ものの価値が分かる人がいればよいですが、作っている人の中でも、ものの価値が分かる人が少なくなったのを感じます。お仕事のお客様とお話していても、他でも作れるとかを自慢げに話されたり、他と何が違うのか分からないといわれる場合には、それがそのブランドさんの変わることのないコンセプトであり、逆に海外の生地も安価で品質も安定してきていますので無理もなくお勧めだったりするものです。

林与の生地の背景も分かって使っていただいている皆さんも多くくださるので、そういう皆さんだけに支えてもらうものづくりのほうが、ものづくりのブレもすくなくてよいものです。
2013年06月02日
仕事というのは、自分が何ができるのかということが一番大事ではなかろうかと思います。ものづくりの感性みたいなものも、他と同じになったら駄目だというのは、他と同じことに流れて居ても居なくても同じみたいな存在になってしまうのは、特に小さな会社が存続するためには危ういことです。

私がよく言うのは、10回やって9回は、正しく流していく力がないと食べていくことはできないということです。売れる新商品をつくるとかいう以前に基本的な仕事ができないと駄目だといえるのです。大学や服飾関連の先生などともお話をする機会があるたびに、先生方にはそういうところをしっかりと指導してほしいということを伝えます。

また、新しいものをやるときに、10回のうち何回かの失敗を想定していないのも同じく、素人で、軽い気持ちで新しいものをつくろうと布の企画をやると失敗するのが普通で、それをフォローするためには本質的な知識と本当のものづくりの力が必要。

最近は、保育園、幼稚園が遊園地化してきていて、あれはあんまりよくない流れだと思います。子供たちの国際競争力を小さなときから奪ってしまう感じです。子供はしっかりと歩いて寒さ暑さに耐えて、現実社会に出たときに、ぬるま湯のたまり場というのがみんなに用意されている訳ではなく、ゼロからでも引っ張っていけるような人こそが大事なのです。
2013年06月01日
今日は、京都の三条から四条界隈を散策しました。私は高校と大学のときに7年間京都で過ごしましたので、懐かしいなあという思いがある一方で、学生のときに興味のあったものと今興味のあるものとがまったく違うことに年を取ったことを思います。

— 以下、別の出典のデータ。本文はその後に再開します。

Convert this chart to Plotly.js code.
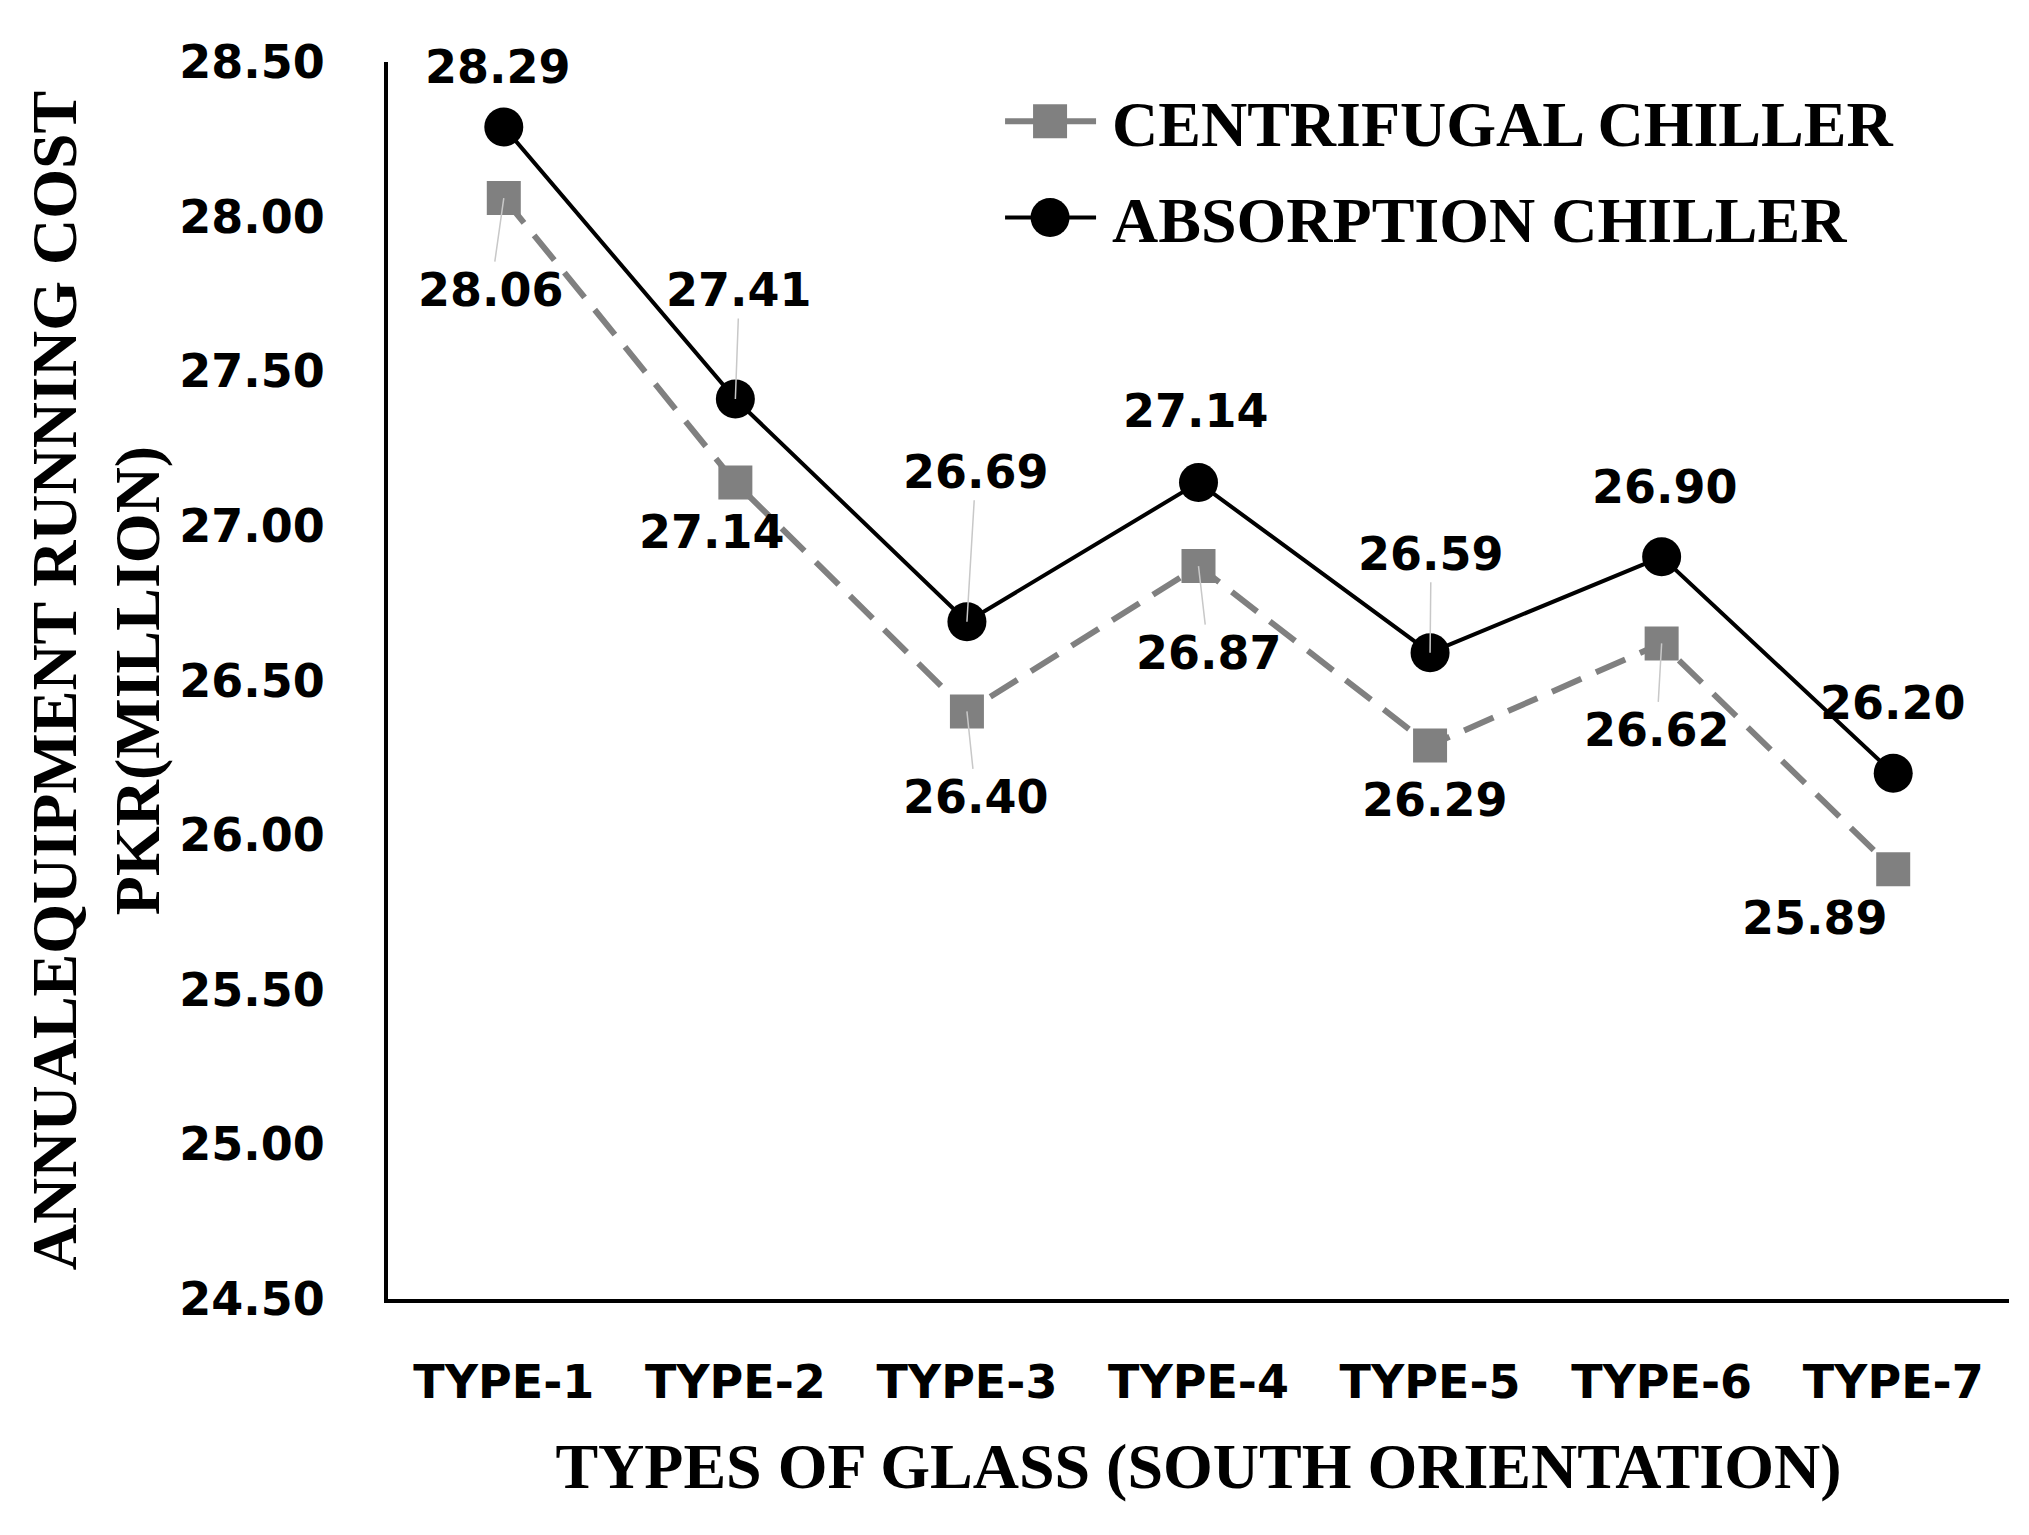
<!DOCTYPE html>
<html>
<head>
<meta charset="utf-8">
<script src="https://cdn.plot.ly/plotly-3.0.1.min.js"></script>
<style>html,body{margin:0;padding:0;background:#fff;}#chart{width:2029px;height:1535px;}</style>
</head>
<body>
<div id="chart"></div>
<script>
// ---- data ----
const categories = ["TYPE-1","TYPE-2","TYPE-3","TYPE-4","TYPE-5","TYPE-6","TYPE-7"];
const centrifugal = [28.06, 27.14, 26.40, 26.87, 26.29, 26.62, 25.89];
const absorption  = [28.29, 27.41, 26.69, 27.14, 26.59, 26.90, 26.20];
const seriesNames = ["CENTRIFUGAL CHILLER", "ABSORPTION CHILLER"];
const yTickVals = [24.5, 25.0, 25.5, 26.0, 26.5, 27.0, 27.5, 28.0, 28.5];

// ---- label placement (pixel offsets from points; styling only) ----
const absOffsets = [[-6,-60],[4,-109],[9,-150],[-3,-72],[1,-99],[3,-70],[0,-70]];
const absLeader  = [false,true,true,false,true,false,false];
const cenOffsets = [[-13,92],[-23,49],[9,86],[10,87],[5,55],[-5,87],[-78,49]];
const cenLeader  = [true,false,true,true,false,true,false];

const serif = "Liberation Serif, Times New Roman, serif";
const sans = "DejaVu Sans, Verdana, sans-serif";

const traces = [
  {
    x: categories, y: centrifugal, name: seriesNames[0], type: "scatter", mode: "lines+markers",
    line: {color: "#808080", width: 6, dash: "32px,16px"},
    marker: {symbol: "square", size: 34, color: "#808080"},
    legendgroup: "a"
  },
  {
    x: categories, y: absorption, name: seriesNames[1], type: "scatter", mode: "lines+markers",
    line: {color: "#000000", width: 4},
    marker: {symbol: "circle", size: 39, color: "#000000"},
    legendgroup: "b"
  }
];

function makeAnn(vals, offs, leaders) {
  return vals.map((v, i) => {
    const a = {
      x: categories[i], y: v, xref: "x", yref: "y",
      text: v.toFixed(2),
      font: {family: sans, size: 46, color: "#000", weight: "bold"},
    };
    if (leaders[i]) {
      Object.assign(a, {showarrow: true, ax: offs[i][0], ay: offs[i][1], axref: "pixel", ayref: "pixel",
        arrowhead: 0, arrowwidth: 1.5, arrowcolor: "#c8c8c8", standoff: 0});
    } else {
      Object.assign(a, {showarrow: false, xshift: offs[i][0], yshift: -offs[i][1]});
    }
    return a;
  });
}

const annotations = makeAnn(centrifugal, cenOffsets, cenLeader).concat(makeAnn(absorption, absOffsets, absLeader));

const layout = {
  width: 2029, height: 1535,
  paper_bgcolor: "#fff", plot_bgcolor: "#fff",
  margin: {l: 388, r: 20, t: 62, b: 236},
  showlegend: true,
  legend: {
    x: 0.422, y: 0.991, xanchor: "left", yanchor: "top",
    font: {family: serif, size: 64, color: "#000", weight: "bold"},
    traceorder: "grouped", tracegroupgap: 10, bgcolor: "rgba(0,0,0,0)", itemwidth: 30
  },
  xaxis: {
    type: "category", range: [-0.5, 6.5],
    showline: true, linecolor: "#000", linewidth: 4,
    showgrid: false, zeroline: false, ticks: "",
    tickfont: {family: sans, size: 46, color: "#000", weight: "bold"},
    ticklabelstandoff: 40,
    title: {text: "TYPES OF GLASS (SOUTH ORIENTATION)", font: {family: serif, size: 64, color: "#000", weight: "bold"}, standoff: 36}
  },
  yaxis: {
    range: [24.5, 28.5], tickvals: yTickVals, tickformat: ".2f",
    showline: true, linecolor: "#000", linewidth: 4,
    showgrid: false, zeroline: false, ticks: "",
    tickfont: {family: sans, size: 46, color: "#000", weight: "bold"},
    ticklabelstandoff: 50,
    title: {text: "ANNUALEQUIPMENT RUNNING COST<br>PKR(MILLION)", font: {family: serif, size: 64, color: "#000", weight: "bold"}, standoff: 0}
  },
  annotations: annotations
};

Plotly.newPlot("chart", traces, layout, {displayModeBar: false, staticPlot: true}).then(function (gd) {
  // enlarge legend symbols to match the reference's long line + big marker
  gd.querySelectorAll(".legend [clip-path]").forEach(function (e) { e.removeAttribute("clip-path"); });
  const items = gd.querySelectorAll(".legend .traces");
  const shapes = ["M17,17H-17V-17H17Z", "M19.5,0A19.5,19.5 0 1,1 0,-19.5A19.5,19.5 0 0,1 19.5,0Z"];
  items.forEach(function (it, k) {
    it.querySelectorAll(".legendlines path").forEach(function (p) {
      p.setAttribute("d", "M-67,0h91");
      p.style.strokeDasharray = "none";
    });
    it.querySelectorAll(".legendsymbols path.scatterpts").forEach(function (p) {
      p.setAttribute("d", shapes[k] || shapes[0]);
      p.setAttribute("transform", "translate(-22,0)");
    });
  });
});
</script>
</body>
</html>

京都というのは、コンパクトでうまくまとまっているなあと思えるのは、各通りごとに味のある店並みがあることです。四条通りにはブランド、寺町は洋服店、新京極はお土産、お酒は木屋町、祇園。歩ける県内に固まった形で業種が分散し、すべてが歩ける圏内に凝縮されているといのは、ウィンドウショッピングするにのはよいものだなあと思えます。また、自然と周るの動きが生まれるので、すべてのお店に観光客の目が行き渡るものです。また、歩き回るのでお腹も空いて食欲もわいてくるので食べ物屋さんも繁盛する。

感じたのは、この界隈というのは学生のときよりも人が集まっているということ。人が少なくなる流れの中で、京都というのはやはりよいイメージが保たれていて、単に観光スポットというだけでなく、その後ろにはお寺や大学という精神的、哲学的な部分をしっかりと押えているであろうことかと思うのです。

京都のラーメン屋さんが、チェーン展開に成功したのは、深夜まで営業をしていて、学生たちに味を覚えてもらっていたことだろうと私自身の経験から感じています。全国にチェーン展開しても、そのラーメンを食べると学生時代の思い出なども蘇るもので、贔屓のお客が全国に散らばっているようなもので見捨てられることは少ないものです。